-- BEGIN Material provided --

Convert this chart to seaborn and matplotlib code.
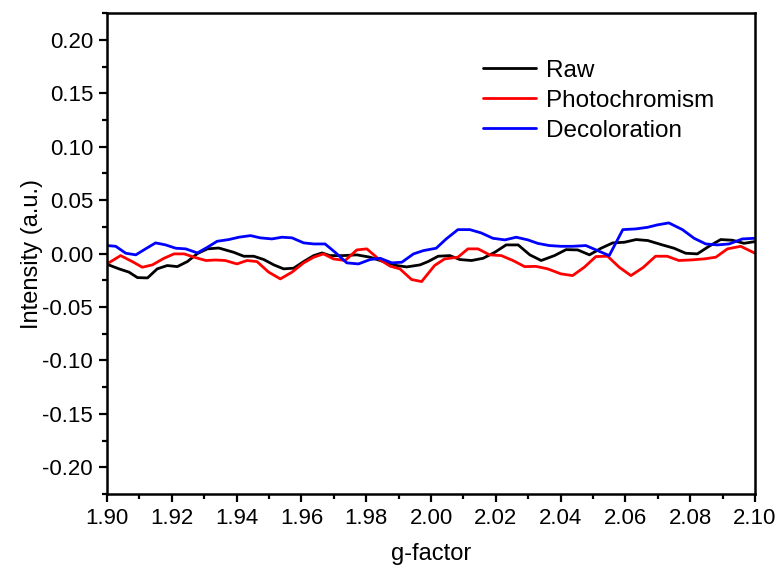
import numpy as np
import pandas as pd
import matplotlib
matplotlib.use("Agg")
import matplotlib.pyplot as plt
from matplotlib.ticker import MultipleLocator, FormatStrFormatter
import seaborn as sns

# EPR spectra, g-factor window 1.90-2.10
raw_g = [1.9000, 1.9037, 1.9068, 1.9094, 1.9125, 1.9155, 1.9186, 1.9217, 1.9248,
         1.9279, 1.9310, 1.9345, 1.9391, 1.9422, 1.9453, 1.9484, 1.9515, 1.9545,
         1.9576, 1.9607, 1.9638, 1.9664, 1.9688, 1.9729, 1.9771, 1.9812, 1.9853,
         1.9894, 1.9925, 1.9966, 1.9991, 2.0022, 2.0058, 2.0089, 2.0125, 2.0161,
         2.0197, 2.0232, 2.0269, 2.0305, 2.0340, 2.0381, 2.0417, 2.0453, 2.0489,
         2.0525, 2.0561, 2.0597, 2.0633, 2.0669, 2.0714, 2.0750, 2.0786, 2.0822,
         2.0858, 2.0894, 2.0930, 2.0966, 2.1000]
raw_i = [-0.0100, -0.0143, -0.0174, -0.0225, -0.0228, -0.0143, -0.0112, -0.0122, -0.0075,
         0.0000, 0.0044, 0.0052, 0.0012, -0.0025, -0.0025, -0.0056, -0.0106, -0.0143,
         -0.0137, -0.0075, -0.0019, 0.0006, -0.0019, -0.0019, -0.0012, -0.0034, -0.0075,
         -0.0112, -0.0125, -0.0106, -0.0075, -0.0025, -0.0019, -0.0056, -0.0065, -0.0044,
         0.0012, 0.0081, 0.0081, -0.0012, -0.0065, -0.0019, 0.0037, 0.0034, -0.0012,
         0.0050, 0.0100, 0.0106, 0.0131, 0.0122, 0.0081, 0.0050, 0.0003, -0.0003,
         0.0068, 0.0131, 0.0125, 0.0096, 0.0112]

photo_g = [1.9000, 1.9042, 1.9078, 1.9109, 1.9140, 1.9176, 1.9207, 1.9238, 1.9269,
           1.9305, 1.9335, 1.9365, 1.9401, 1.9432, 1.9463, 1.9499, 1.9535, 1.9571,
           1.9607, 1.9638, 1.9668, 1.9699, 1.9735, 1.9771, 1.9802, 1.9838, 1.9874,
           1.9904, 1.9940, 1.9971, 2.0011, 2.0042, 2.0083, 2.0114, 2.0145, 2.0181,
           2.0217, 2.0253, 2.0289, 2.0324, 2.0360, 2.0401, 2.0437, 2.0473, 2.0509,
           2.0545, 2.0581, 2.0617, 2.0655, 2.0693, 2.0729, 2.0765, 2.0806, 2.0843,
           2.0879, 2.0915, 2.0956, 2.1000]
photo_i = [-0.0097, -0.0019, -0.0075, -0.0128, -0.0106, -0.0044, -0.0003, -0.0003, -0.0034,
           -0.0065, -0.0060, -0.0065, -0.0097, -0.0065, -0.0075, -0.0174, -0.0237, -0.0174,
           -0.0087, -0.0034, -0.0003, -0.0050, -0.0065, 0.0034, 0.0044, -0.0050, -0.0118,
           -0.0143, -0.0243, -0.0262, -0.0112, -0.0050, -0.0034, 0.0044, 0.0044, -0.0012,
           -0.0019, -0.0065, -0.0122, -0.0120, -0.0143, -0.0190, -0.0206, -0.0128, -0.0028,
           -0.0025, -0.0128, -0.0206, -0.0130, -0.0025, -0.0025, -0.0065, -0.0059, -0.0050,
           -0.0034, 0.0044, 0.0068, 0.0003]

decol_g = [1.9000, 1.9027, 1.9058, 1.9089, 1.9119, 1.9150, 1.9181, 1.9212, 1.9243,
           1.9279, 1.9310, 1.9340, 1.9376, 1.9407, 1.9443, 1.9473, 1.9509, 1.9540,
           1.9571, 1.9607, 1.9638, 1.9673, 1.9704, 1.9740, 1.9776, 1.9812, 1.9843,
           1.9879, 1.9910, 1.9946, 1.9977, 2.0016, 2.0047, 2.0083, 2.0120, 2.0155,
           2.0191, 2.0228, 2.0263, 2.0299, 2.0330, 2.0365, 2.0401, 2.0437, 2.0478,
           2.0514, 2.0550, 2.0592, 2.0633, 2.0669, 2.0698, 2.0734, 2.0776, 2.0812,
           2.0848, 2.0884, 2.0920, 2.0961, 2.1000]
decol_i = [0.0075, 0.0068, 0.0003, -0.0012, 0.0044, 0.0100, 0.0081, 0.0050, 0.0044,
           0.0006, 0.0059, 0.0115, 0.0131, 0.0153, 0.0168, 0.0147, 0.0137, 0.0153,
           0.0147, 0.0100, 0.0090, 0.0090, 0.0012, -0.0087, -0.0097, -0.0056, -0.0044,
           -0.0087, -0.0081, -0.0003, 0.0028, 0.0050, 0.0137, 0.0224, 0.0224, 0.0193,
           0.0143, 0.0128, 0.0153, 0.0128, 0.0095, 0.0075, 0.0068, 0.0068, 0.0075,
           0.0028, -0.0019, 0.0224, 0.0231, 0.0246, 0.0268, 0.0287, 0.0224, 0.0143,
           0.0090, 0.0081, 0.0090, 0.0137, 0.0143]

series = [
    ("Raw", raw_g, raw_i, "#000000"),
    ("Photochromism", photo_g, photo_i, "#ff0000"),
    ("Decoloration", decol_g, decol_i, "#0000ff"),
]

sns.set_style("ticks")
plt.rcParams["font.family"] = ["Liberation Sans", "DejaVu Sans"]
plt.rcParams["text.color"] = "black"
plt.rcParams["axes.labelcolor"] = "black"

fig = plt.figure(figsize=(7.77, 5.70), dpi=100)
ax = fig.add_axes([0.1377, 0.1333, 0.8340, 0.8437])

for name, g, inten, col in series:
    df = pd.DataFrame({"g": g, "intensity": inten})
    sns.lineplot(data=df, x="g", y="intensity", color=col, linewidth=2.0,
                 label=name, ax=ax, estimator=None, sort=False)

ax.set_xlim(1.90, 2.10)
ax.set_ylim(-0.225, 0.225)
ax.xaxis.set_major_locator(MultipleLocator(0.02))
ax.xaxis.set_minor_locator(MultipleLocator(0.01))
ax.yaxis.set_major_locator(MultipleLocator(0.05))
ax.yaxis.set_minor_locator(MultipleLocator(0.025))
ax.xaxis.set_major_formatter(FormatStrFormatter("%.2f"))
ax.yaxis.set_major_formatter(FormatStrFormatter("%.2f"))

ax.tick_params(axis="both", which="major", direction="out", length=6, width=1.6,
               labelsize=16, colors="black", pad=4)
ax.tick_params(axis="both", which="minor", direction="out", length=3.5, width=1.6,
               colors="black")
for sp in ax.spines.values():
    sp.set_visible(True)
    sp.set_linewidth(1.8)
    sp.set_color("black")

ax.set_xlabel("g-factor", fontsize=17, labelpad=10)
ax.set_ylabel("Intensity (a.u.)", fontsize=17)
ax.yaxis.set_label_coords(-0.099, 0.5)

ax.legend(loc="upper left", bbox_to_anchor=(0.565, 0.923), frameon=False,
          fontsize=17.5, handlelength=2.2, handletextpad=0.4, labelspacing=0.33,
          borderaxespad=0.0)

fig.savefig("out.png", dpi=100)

-- END Material provided --

▸ **To be done**
Please set down each line of the data above exactly as written, without the pictures.

▸ **Worked solution**
Convert this chart to seaborn and matplotlib code.
import numpy as np
import pandas as pd
import matplotlib
matplotlib.use("Agg")
import matplotlib.pyplot as plt
from matplotlib.ticker import MultipleLocator, FormatStrFormatter
import seaborn as sns

# EPR spectra, g-factor window 1.90-2.10
raw_g = [1.9000, 1.9037, 1.9068, 1.9094, 1.9125, 1.9155, 1.9186, 1.9217, 1.9248,
         1.9279, 1.9310, 1.9345, 1.9391, 1.9422, 1.9453, 1.9484, 1.9515, 1.9545,
         1.9576, 1.9607, 1.9638, 1.9664, 1.9688, 1.9729, 1.9771, 1.9812, 1.9853,
         1.9894, 1.9925, 1.9966, 1.9991, 2.0022, 2.0058, 2.0089, 2.0125, 2.0161,
         2.0197, 2.0232, 2.0269, 2.0305, 2.0340, 2.0381, 2.0417, 2.0453, 2.0489,
         2.0525, 2.0561, 2.0597, 2.0633, 2.0669, 2.0714, 2.0750, 2.0786, 2.0822,
         2.0858, 2.0894, 2.0930, 2.0966, 2.1000]
raw_i = [-0.0100, -0.0143, -0.0174, -0.0225, -0.0228, -0.0143, -0.0112, -0.0122, -0.0075,
         0.0000, 0.0044, 0.0052, 0.0012, -0.0025, -0.0025, -0.0056, -0.0106, -0.0143,
         -0.0137, -0.0075, -0.0019, 0.0006, -0.0019, -0.0019, -0.0012, -0.0034, -0.0075,
         -0.0112, -0.0125, -0.0106, -0.0075, -0.0025, -0.0019, -0.0056, -0.0065, -0.0044,
         0.0012, 0.0081, 0.0081, -0.0012, -0.0065, -0.0019, 0.0037, 0.0034, -0.0012,
         0.0050, 0.0100, 0.0106, 0.0131, 0.0122, 0.0081, 0.0050, 0.0003, -0.0003,
         0.0068, 0.0131, 0.0125, 0.0096, 0.0112]

photo_g = [1.9000, 1.9042, 1.9078, 1.9109, 1.9140, 1.9176, 1.9207, 1.9238, 1.9269,
           1.9305, 1.9335, 1.9365, 1.9401, 1.9432, 1.9463, 1.9499, 1.9535, 1.9571,
           1.9607, 1.9638, 1.9668, 1.9699, 1.9735, 1.9771, 1.9802, 1.9838, 1.9874,
           1.9904, 1.9940, 1.9971, 2.0011, 2.0042, 2.0083, 2.0114, 2.0145, 2.0181,
           2.0217, 2.0253, 2.0289, 2.0324, 2.0360, 2.0401, 2.0437, 2.0473, 2.0509,
           2.0545, 2.0581, 2.0617, 2.0655, 2.0693, 2.0729, 2.0765, 2.0806, 2.0843,
           2.0879, 2.0915, 2.0956, 2.1000]
photo_i = [-0.0097, -0.0019, -0.0075, -0.0128, -0.0106, -0.0044, -0.0003, -0.0003, -0.0034,
           -0.0065, -0.0060, -0.0065, -0.0097, -0.0065, -0.0075, -0.0174, -0.0237, -0.0174,
           -0.0087, -0.0034, -0.0003, -0.0050, -0.0065, 0.0034, 0.0044, -0.0050, -0.0118,
           -0.0143, -0.0243, -0.0262, -0.0112, -0.0050, -0.0034, 0.0044, 0.0044, -0.0012,
           -0.0019, -0.0065, -0.0122, -0.0120, -0.0143, -0.0190, -0.0206, -0.0128, -0.0028,
           -0.0025, -0.0128, -0.0206, -0.0130, -0.0025, -0.0025, -0.0065, -0.0059, -0.0050,
           -0.0034, 0.0044, 0.0068, 0.0003]

decol_g = [1.9000, 1.9027, 1.9058, 1.9089, 1.9119, 1.9150, 1.9181, 1.9212, 1.9243,
           1.9279, 1.9310, 1.9340, 1.9376, 1.9407, 1.9443, 1.9473, 1.9509, 1.9540,
           1.9571, 1.9607, 1.9638, 1.9673, 1.9704, 1.9740, 1.9776, 1.9812, 1.9843,
           1.9879, 1.9910, 1.9946, 1.9977, 2.0016, 2.0047, 2.0083, 2.0120, 2.0155,
           2.0191, 2.0228, 2.0263, 2.0299, 2.0330, 2.0365, 2.0401, 2.0437, 2.0478,
           2.0514, 2.0550, 2.0592, 2.0633, 2.0669, 2.0698, 2.0734, 2.0776, 2.0812,
           2.0848, 2.0884, 2.0920, 2.0961, 2.1000]
decol_i = [0.0075, 0.0068, 0.0003, -0.0012, 0.0044, 0.0100, 0.0081, 0.0050, 0.0044,
           0.0006, 0.0059, 0.0115, 0.0131, 0.0153, 0.0168, 0.0147, 0.0137, 0.0153,
           0.0147, 0.0100, 0.0090, 0.0090, 0.0012, -0.0087, -0.0097, -0.0056, -0.0044,
           -0.0087, -0.0081, -0.0003, 0.0028, 0.0050, 0.0137, 0.0224, 0.0224, 0.0193,
           0.0143, 0.0128, 0.0153, 0.0128, 0.0095, 0.0075, 0.0068, 0.0068, 0.0075,
           0.0028, -0.0019, 0.0224, 0.0231, 0.0246, 0.0268, 0.0287, 0.0224, 0.0143,
           0.0090, 0.0081, 0.0090, 0.0137, 0.0143]

series = [
    ("Raw", raw_g, raw_i, "#000000"),
    ("Photochromism", photo_g, photo_i, "#ff0000"),
    ("Decoloration", decol_g, decol_i, "#0000ff"),
]

sns.set_style("ticks")
plt.rcParams["font.family"] = ["Liberation Sans", "DejaVu Sans"]
plt.rcParams["text.color"] = "black"
plt.rcParams["axes.labelcolor"] = "black"

fig = plt.figure(figsize=(7.77, 5.70), dpi=100)
ax = fig.add_axes([0.1377, 0.1333, 0.8340, 0.8437])

for name, g, inten, col in series:
    df = pd.DataFrame({"g": g, "intensity": inten})
    sns.lineplot(data=df, x="g", y="intensity", color=col, linewidth=2.0,
                 label=name, ax=ax, estimator=None, sort=False)

ax.set_xlim(1.90, 2.10)
ax.set_ylim(-0.225, 0.225)
ax.xaxis.set_major_locator(MultipleLocator(0.02))
ax.xaxis.set_minor_locator(MultipleLocator(0.01))
ax.yaxis.set_major_locator(MultipleLocator(0.05))
ax.yaxis.set_minor_locator(MultipleLocator(0.025))
ax.xaxis.set_major_formatter(FormatStrFormatter("%.2f"))
ax.yaxis.set_major_formatter(FormatStrFormatter("%.2f"))

ax.tick_params(axis="both", which="major", direction="out", length=6, width=1.6,
               labelsize=16, colors="black", pad=4)
ax.tick_params(axis="both", which="minor", direction="out", length=3.5, width=1.6,
               colors="black")
for sp in ax.spines.values():
    sp.set_visible(True)
    sp.set_linewidth(1.8)
    sp.set_color("black")

ax.set_xlabel("g-factor", fontsize=17, labelpad=10)
ax.set_ylabel("Intensity (a.u.)", fontsize=17)
ax.yaxis.set_label_coords(-0.099, 0.5)

ax.legend(loc="upper left", bbox_to_anchor=(0.565, 0.923), frameon=False,
          fontsize=17.5, handlelength=2.2, handletextpad=0.4, labelspacing=0.33,
          borderaxespad=0.0)

fig.savefig("out.png", dpi=100)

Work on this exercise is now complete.